A preliminary study by a University of Arizona graduate student suggests that seniors who use Facebook can experience up to a 25 percent increase in cognitive ability, specifically "updating."

Janelle Wohltmann is conducting the study for her Ph.D. dissertation. The focus of her research in psychology is quality of life for older adults.  

Updating is a component of executive function that allows people to monitor and evaluate what is in their attention span, Wohltmann said.

"Our lab has done a lot of work about how the brain changes as we get older," Wohltmann said. "There is this 'use it or loose it' hypothesis." 

Wohltmann presented her findings at the International Neuropsychological Society annual meeting in Hawaii earlier in February. 

“I had a fun time because people would walk by and look at the title on my poster and crack a smile." Wohltmann said. "It is certainly a novel concept.”

One reason for the decline of cognitive function in seniors is partly contributed to decreased social interactions, Wohltmann said. 

Several factors could inhibit a senior's ability to interact in the community, including decreased mobility and physical disability, she said. 

"Facebook gives seniors a way to communicate without needing to leave home," said UA Psychology Department Director Elizabeth Glisky. "It could allow them to be independent for longer." 

Glisky helped Wohltmann design the study. Wohltmann also had the help of other psychology graduate students as well as undergraduate research assistants. 

 Wohltmann said that if she had to pick one person that really helped with the study, it would be the cognitive development lab manager, Cindy Woolzerton. 

"I tried to convince my grandma to get on Facebook so that she could receive those cognitive benefits," Woolzerton said. 

The idea to do a study with Facebook and seniors stemmed from two concepts from previous psychological research: 

  • Learning a new skill can improve cognitive ability
  • Staying socially connected can improve cognitive ability

Wohltmann combined these two ideas by using seniors who lived alone and who only used Facebook less than once a month. 

"The original plan was to use seniors who had never used Facebook before," Wohltmann said. "We had to change the criteria to less than once a month because so many seniors actually had Facebook accounts, they just weren't using them regularly." 

Facebook was chosen as the social media outlet because of the large number of people who have accounts, she said.
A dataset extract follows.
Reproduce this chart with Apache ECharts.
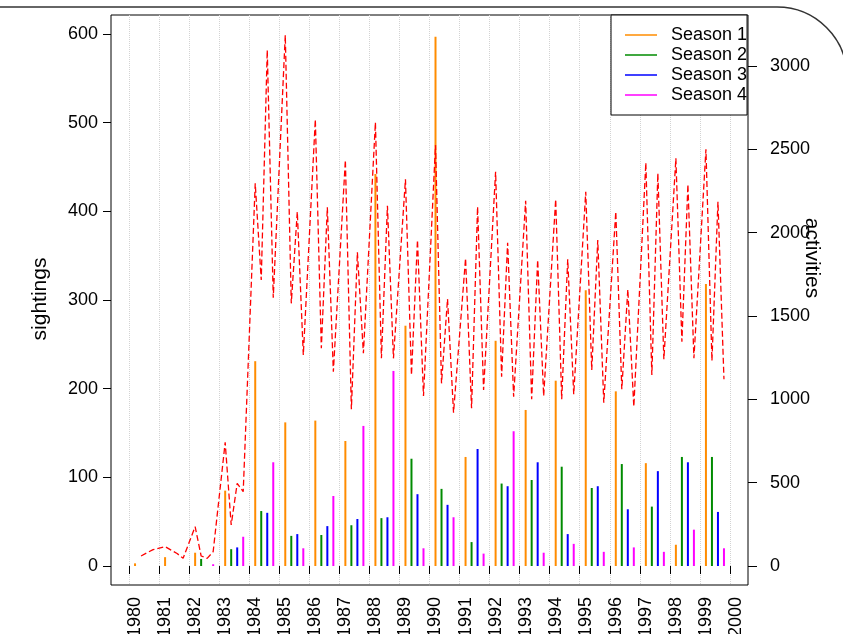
<!DOCTYPE html>
<html>
<head>
<meta charset="utf-8">
<script src="https://cdn.jsdelivr.net/npm/echarts@6/dist/echarts.min.js"></script>
<style>
  html, body { margin: 0; padding: 0; background: #fff; }
  #chart { width: 843px; height: 634px; }
</style>
</head>
<body>
<div id="chart"></div>
<script>
// Years on the time axis and the offset of each season inside a year
const years = [1980,1981,1982,1983,1984,1985,1986,1987,1988,1989,
               1990,1991,1992,1993,1994,1995,1996,1997,1998,1999];
const yearTicks = [1980,1981,1982,1983,1984,1985,1986,1987,1988,1989,1990,
                   1991,1992,1993,1994,1995,1996,1997,1998,1999,2000];
const seasonOffsets = [0.2, 0.4, 0.6, 0.8];
const seasonNames = ['Season 1', 'Season 2', 'Season 3', 'Season 4'];

// Sightings per season, one value per year
const sightingsS1 = [3, 10, 15, 85, 231, 162, 164, 141, 442, 271,
                     597, 123, 254, 176, 209, 311, 197, 116, 24, 318];
const sightingsS2 = [0, 0, 8, 19, 62, 34, 35, 46, 54, 121,
                     87, 27, 93, 97, 112, 88, 115, 67, 123, 123];
const sightingsS3 = [0, 0, 0, 21, 60, 36, 45, 53, 55, 81,
                     69, 132, 90, 117, 36, 90, 64, 107, 117, 61];
const sightingsS4 = [0, 0, 2, 33, 117, 20, 79, 158, 220, 20,
                     55, 14, 152, 15, 25, 16, 21, 16, 41, 20];

// Activities per season (S1..S4 for each year)
const activities = [
  null, 60, 80, 98,
  116, 95, 75, 46,
  236, 60, 46, 86,
  742, 246, 496, 446,
  2296, 1716, 3096, 1610,
  3186, 1576, 2126, 1266,
  2680, 1306, 2152, 1166,
  2436, 940, 1882, 1276,
  2662, 1246, 2162, 1246,
  2320, 1146, 1956, 1020,
  2526, 1096, 1602, 920,
  1846, 946, 2156, 1056,
  2366, 1136, 1940, 1016,
  2192, 1000, 1836, 1020,
  2200, 1000, 1840, 1030,
  2246, 1176, 1956, 980,
  2126, 1060, 1660, 956,
  2420, 1146, 2356, 1240,
  2446, 1346, 2290, 1246,
  2500, 1232, 2186, 1120
];

const sightingTicks = [0, 100, 200, 300, 400, 500, 600];
const activityTicks = [0, 500, 1000, 1500, 2000, 2500, 3000];

const seasonColors = ['#FF8C00', '#008B00', '#0000FF', '#FF00FF'];
const FONT = '"Liberation Sans", Arial, Helvetica, sans-serif';

const sightingSeries = [sightingsS1, sightingsS2, sightingsS3, sightingsS4];

const series = sightingSeries.map((vals, s) => ({
  name: seasonNames[s],
  type: 'bar',
  xAxisIndex: 0,
  yAxisIndex: 0,
  barWidth: 2,
  barGap: '-100%',
  itemStyle: { color: seasonColors[s] },
  data: years.map((y, i) => [y + seasonOffsets[s], vals[i]])
}));

const activityData = [];
years.forEach((y, i) => {
  seasonOffsets.forEach((off, s) => {
    activityData.push([y + off, activities[i * 4 + s]]);
  });
});

series.push({
  name: 'activities',
  type: 'line',
  xAxisIndex: 0,
  yAxisIndex: 1,
  showSymbol: false,
  connectNulls: false,
  lineStyle: { color: '#FF0000', width: 1.3, type: [6, 3] },
  data: activityData,
  z: 4
});

const plain = v => String(v);

const chart = echarts.init(document.getElementById('chart'), null, { renderer: 'canvas' });

chart.setOption({
  animation: false,
  backgroundColor: '#fff',
  textStyle: { fontFamily: FONT, color: '#000' },
  grid: {
    left: 111, top: 15, right: 95, bottom: 49,
    outerBoundsMode: 'none',
    containLabel: false,
    show: true, borderColor: '#000', borderWidth: 1, backgroundColor: 'transparent'
  },
  xAxis: {
    type: 'value',
    min: 1979.4, max: 2000.6,
    axisLine: { show: false },
    axisTick: { show: true, length: 8, customValues: yearTicks, lineStyle: { color: '#000' } },
    axisLabel: {
      customValues: yearTicks, rotate: 90, margin: 12,
      fontSize: 18, fontFamily: FONT, color: '#000',
      verticalAlign: 'top', lineHeight: 12,
      formatter: plain
    },
    splitLine: { show: true, lineStyle: { color: '#d3d3d3', type: 'dotted', width: 1 } }
  },
  yAxis: [
    {
      type: 'value',
      position: 'left',
      min: -21.4, max: 621.4,
      axisLine: { show: false },
      axisTick: { show: true, length: 8, customValues: sightingTicks, lineStyle: { color: '#000' } },
      axisLabel: { customValues: sightingTicks, margin: 13, fontSize: 18, fontFamily: FONT, color: '#000', formatter: plain },
      splitLine: { show: false }
    },
    {
      type: 'value',
      position: 'right',
      min: -114, max: 3306,
      axisLine: { show: false },
      axisTick: { show: true, length: 9, customValues: activityTicks, lineStyle: { color: '#000' } },
      axisLabel: { customValues: activityTicks, margin: 22, fontSize: 18, fontFamily: FONT, color: '#000', formatter: plain },
      splitLine: { show: false }
    }
  ],
  legend: {
    orient: 'vertical',
    left: 611, top: 15,
    padding: [10, 0, 10, 14],
    itemGap: 0,
    itemWidth: 32, itemHeight: 1.5,
    icon: 'rect',
    backgroundColor: '#fff',
    borderColor: '#000', borderWidth: 1,
    data: seasonNames,
    textStyle: { fontSize: 18, fontFamily: FONT, color: '#000', lineHeight: 20, padding: [0, 0, 0, 9] },
    selectedMode: false,
    z: 10
  },
  graphic: [
    {
      type: 'text', x: 40, y: 299, rotation: Math.PI / 2,
      style: { text: 'sightings', font: '21px ' + FONT, fill: '#000', textAlign: 'center', textVerticalAlign: 'middle' }
    },
    {
      type: 'text', x: 812, y: 258, rotation: -Math.PI / 2,
      style: { text: 'activities', font: '21px ' + FONT, fill: '#000', textAlign: 'center', textVerticalAlign: 'middle' }
    },
    {
      type: 'line', silent: true,
      shape: { x1: 0, y1: 7, x2: 777, y2: 7 },
      style: { stroke: '#333', lineWidth: 1.5 }
    },
    {
      type: 'arc', silent: true,
      shape: { cx: 777, cy: 77, r: 70, startAngle: -Math.PI / 2, endAngle: 0, clockwise: true },
      style: { stroke: '#333', lineWidth: 1.5, fill: 'none' }
    }
  ],
  series: series
});
</script>
</body>
</html>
There were 42 seniors who participated in the study: 30 women and 12 men, aged 65-91. The average age of the participants was 79.
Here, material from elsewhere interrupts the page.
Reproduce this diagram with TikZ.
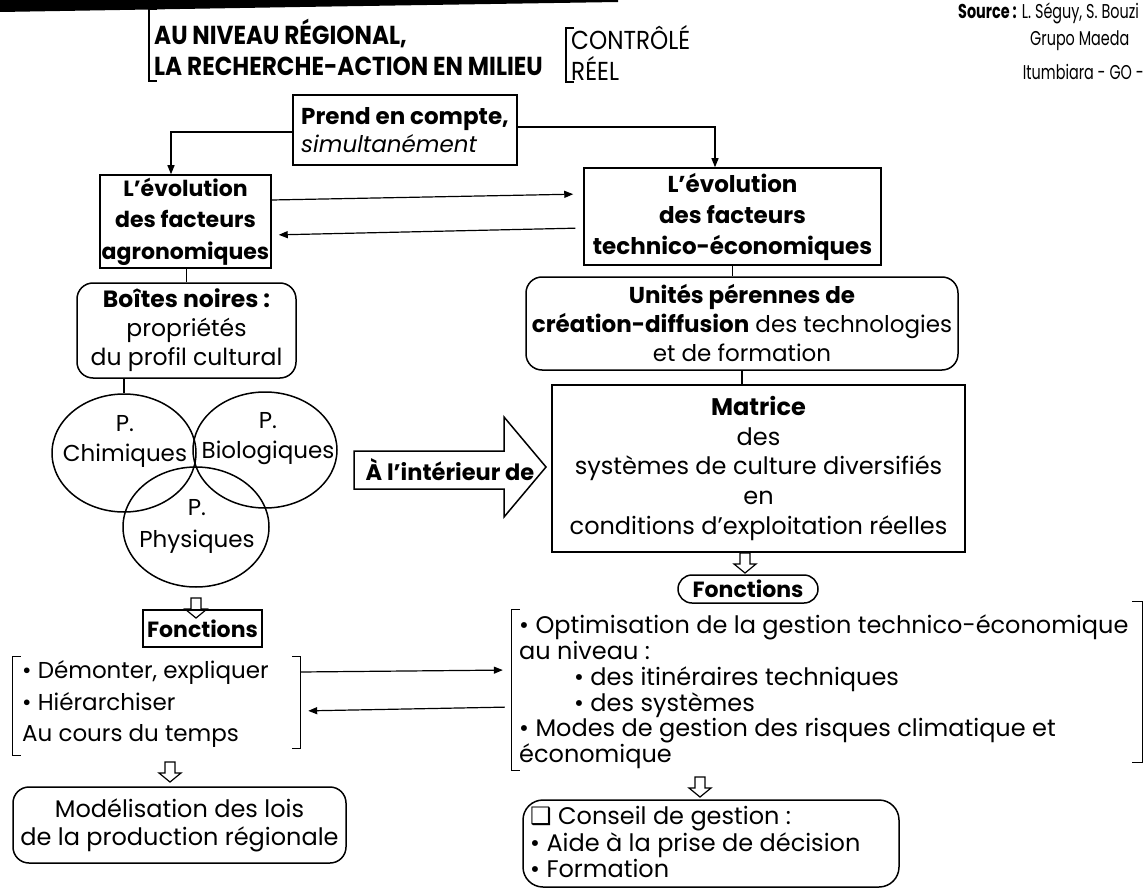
\documentclass[tikz,border=0pt]{standalone}
\usepackage{fontspec}
\setmainfont{Poppins}
\newfontfamily\titlefont[FakeStretch=0.89]{Poppins}
\newfontfamily\srcfont[FakeStretch=0.72]{Poppins}
\newfontfamily\symfont{DejaVu Sans}
\usetikzlibrary{arrows.meta,shapes.geometric}
\newcommand\fs[2]{\fontsize{#1}{#2}\selectfont}

\begin{document}
\begin{tikzpicture}[x=1pt,y=-1pt,
  sq/.style={draw, line width=1.5pt, align=center, inner sep=0pt},
  rnd/.style={sq, rounded corners=16pt},
  lab/.style={inner sep=0pt, align=left},
  conn/.style={line width=1.2pt},
  arr/.style={conn, -{Triangle[length=9pt,width=7pt]}},
  brk/.style={line width=1.3pt},
  ell/.style={draw, ellipse, line width=1.5pt, inner sep=0pt},
  harrow/.pic={\draw[line width=1.2pt, line join=miter, fill=white]
     (-5,0) -- (-5,11) -- (-11,11) -- (0,20) -- (11,11) -- (5,11) -- (5,0) -- cycle;}
]
\useasboundingbox (0,0) rectangle (1145,893);
\clip (0,0) rectangle (1145,893);
\fill[white] (0,0) rectangle (1145,893);

% heavy rule at the top edge
\fill[black] (0,-1) -- (618,-1) -- (618,2) -- (300,7) -- (0,12) -- cycle;

% heading
\node[lab, anchor=west, font=\titlefont\bfseries\fs{26}{31}] (title) at (154,47)
  {AU NIVEAU RÉGIONAL,\\LA RECHERCHE-ACTION EN MILIEU};
\draw[brk] (157,9) -- (149,9) -- (149,81) -- (157,81);
\node[lab, anchor=west, font=\titlefont\fs{26}{31}] (milieu) at (571,53)
  {CONTRÔLÉ\\RÉEL};
\draw[brk] (574,28) -- (566,28) -- (566,82) -- (574,82);

% source
\node[lab, anchor=west, font=\srcfont\fs{20}{24}] (src) at (958,13)
  {\textbf{Source :} L. Séguy, S. Bouzi};
\node[lab, anchor=west, font=\srcfont\fs{20}{24}] (grupo) at (1030,41) {Grupo Maeda};
\node[lab, anchor=east, font=\srcfont\fs{20}{24}] (itum) at (1144,72) {Itumbiara - GO -};

% upper boxes
\node[sq, minimum width=224pt, minimum height=70pt, align=left, font=\fs{23}{28}]
  (prend) at (405,130) {\textbf{Prend en compte,}\\\textit{simultanément}};
\node[sq, minimum width=171pt, minimum height=93pt, font=\bfseries\fs{22}{31.5}]
  (agro) at (185.5,221.5) {L'évolution\\des facteurs\\agronomiques};
\node[sq, minimum width=297pt, minimum height=97pt, font=\bfseries\fs{23}{31}]
  (tech) at (732.5,216.5) {L'évolution\\des facteurs\\technico-économiques};

\draw[arr] (prend.west |- 0,132) -| ([xshift=-14.5pt]agro.north);
\draw[arr] (prend.east |- 0,127) -| ([xshift=-17.5pt]tech.north);
\draw[arr, shorten >=10pt] (agro.east |- 0,200) -- (tech.west |- 0,194);
\draw[arr, shorten <=8pt, shorten >=7pt] (tech.west |- 0,228) -- (agro.east |- 0,235);

% second row
\node[rnd, minimum width=219pt, minimum height=95pt, font=\fs{23.5}{29}]
  (boites) at (186.5,330.5) {\textbf{Boîtes noires :}\\propriétés\\du profil cultural};
\node[rnd, minimum width=432pt, minimum height=93pt, font=\fs{23}{29}]
  (unites) at (742,323.5)
  {\textbf{Unités pérennes de}\\\textbf{création-diffusion} des technologies\\et de formation};
\draw[conn] (agro.south -| boites.north) -- (boites.north);
\draw[conn] (tech.south) -- (tech.south |- unites.north);

% properties of the soil profile
\node[ell, minimum width=144pt, minimum height=118pt] (chim) at (124,453) {};
\node[ell, minimum width=144pt, minimum height=116pt] (bio) at (265,450) {};
\node[ell, minimum width=146pt, minimum height=120pt] (phys) at (196,527) {};
\node[lab, align=center, font=\fs{23}{30}] (chimt) at (125,441) {P.\\Chimiques};
\node[lab, align=center, font=\fs{23}{30}] (biot) at (268,439) {P.\\Biologiques};
\node[lab, align=center, font=\fs{23}{32}] (physt) at (197,526) {P.\\Physiques};
\draw[conn] (boites.south -| chim.north) -- (chim.north);

% big arrow
\draw[line width=1.5pt, line join=miter] (354,451) -- (504,451) -- (504,417) -- (546,467)
  -- (504,517) -- (504,489) -- (354,489) -- cycle;
\node[lab, font=\bfseries\fs{22.5}{26}] (dans) at (450,470) {À l'intérieur de};

% matrix of cropping systems
\node[sq, minimum width=413pt, minimum height=167pt, font=\fs{24}{29.7}]
  (matrice) at (758.5,468.5)
  {\textbf{Matrice}\\des\\systèmes de culture diversifiés\\en\\conditions d'exploitation réelles};
\draw[conn] (unites.south) -- (unites.south |- matrice.north);

% functions, left
\pic at (196,598) {harrow};
\node[sq, minimum width=119pt, minimum height=37pt, font=\bfseries\fs{22}{26}]
  (fonc1) at (202.5,628.5) {Fonctions};
\node[minimum width=287pt, minimum height=98pt, inner sep=0pt] (lblock) at (156.5,706) {};
\node[lab, anchor=west, font=\fs{23}{31.5}] (ltext) at (22,704)
  {• Démonter, expliquer\\• Hiérarchiser\\Au cours du temps};
\draw[brk] ([xshift=8pt]lblock.north west) -- (lblock.north west) -- (lblock.south west)
  -- ([xshift=8pt]lblock.south west);
\draw[brk] ([xshift=-8pt]lblock.north east) -- (lblock.north east) -- ([yshift=7pt]lblock.south east)
  -- ([xshift=-8pt,yshift=7pt]lblock.south east);
\pic at (170,762) {harrow};
\node[rnd, minimum width=333pt, minimum height=76pt, font=\fs{24}{28}]
  (model) at (179.5,825) {Modélisation des lois\\de la production régionale};

% functions, right
\pic at (745,553) {harrow};
\node[sq, rounded corners=14pt, minimum width=140pt, minimum height=28pt, font=\bfseries\fs{22}{26}]
  (fonc2) at (748,589) {Fonctions};
\node[minimum width=630pt, minimum height=164pt, inner sep=0pt] (rblock) at (827,688) {};
\node[lab, anchor=west, font=\fs{24}{25.8}] (rtext) at (519,692)
  {• Optimisation de la gestion technico-économique\\au niveau :\\
   \hspace*{55pt}• des itinéraires techniques\\\hspace*{55pt}• des systèmes\\
   • Modes de gestion des risques climatique et\\économique};
\draw[brk] ([xshift=8pt,yshift=-4pt]rblock.north west) -- ([yshift=-4pt]rblock.north west)
  -- (rblock.south west) -- ([xshift=8pt]rblock.south west);
\draw[brk] ([xshift=-10pt,yshift=4pt]rblock.north east) -- ([yshift=4pt]rblock.north east)
  -- ([yshift=8pt]rblock.south east) -- ([xshift=-10pt,yshift=8pt]rblock.south east);
\pic at (700,777) {harrow};
\node[rnd, rounded corners=20pt, minimum width=376pt, minimum height=87pt] (conseil) at (711,843.5) {};
\node[lab, anchor=west, font=\fs{24}{26.5}] (ctext) at (530,842)
  {{\symfont ❑} Conseil de gestion :\\• Aide à la prise de décision\\• Formation};

% exchanges between the two function lists
\draw[arr, shorten >=9pt] (lblock.east |- 0,672) -- (rblock.west |- 0,670);
\draw[arr, shorten <=7pt, shorten >=8pt] (rblock.west |- 0,707) -- (lblock.east |- 0,711);
\end{tikzpicture}
\end{document}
Wohltmann has not yet analyzed the data to see if there were any differences in the improvements among men and women who participated in the study. 

Wohltmann measured cognitive ability by using pre and post tests composed of traditional neuropsychological tests as well as newer tests established by the Evelyn F. McKnight Brain Institute that look specifically at executive function. That institute also provided funding for Wohltmann's study. 

The 42 participants were divided into three groups of 14. One group was taught how to use Facebook and were asked to post at least once a week. 

The other two groups were used as control groups. One was taught how to use, an online diary site with no ability for interaction between users, while the other was "wait-listed" and received to training or posting requirements.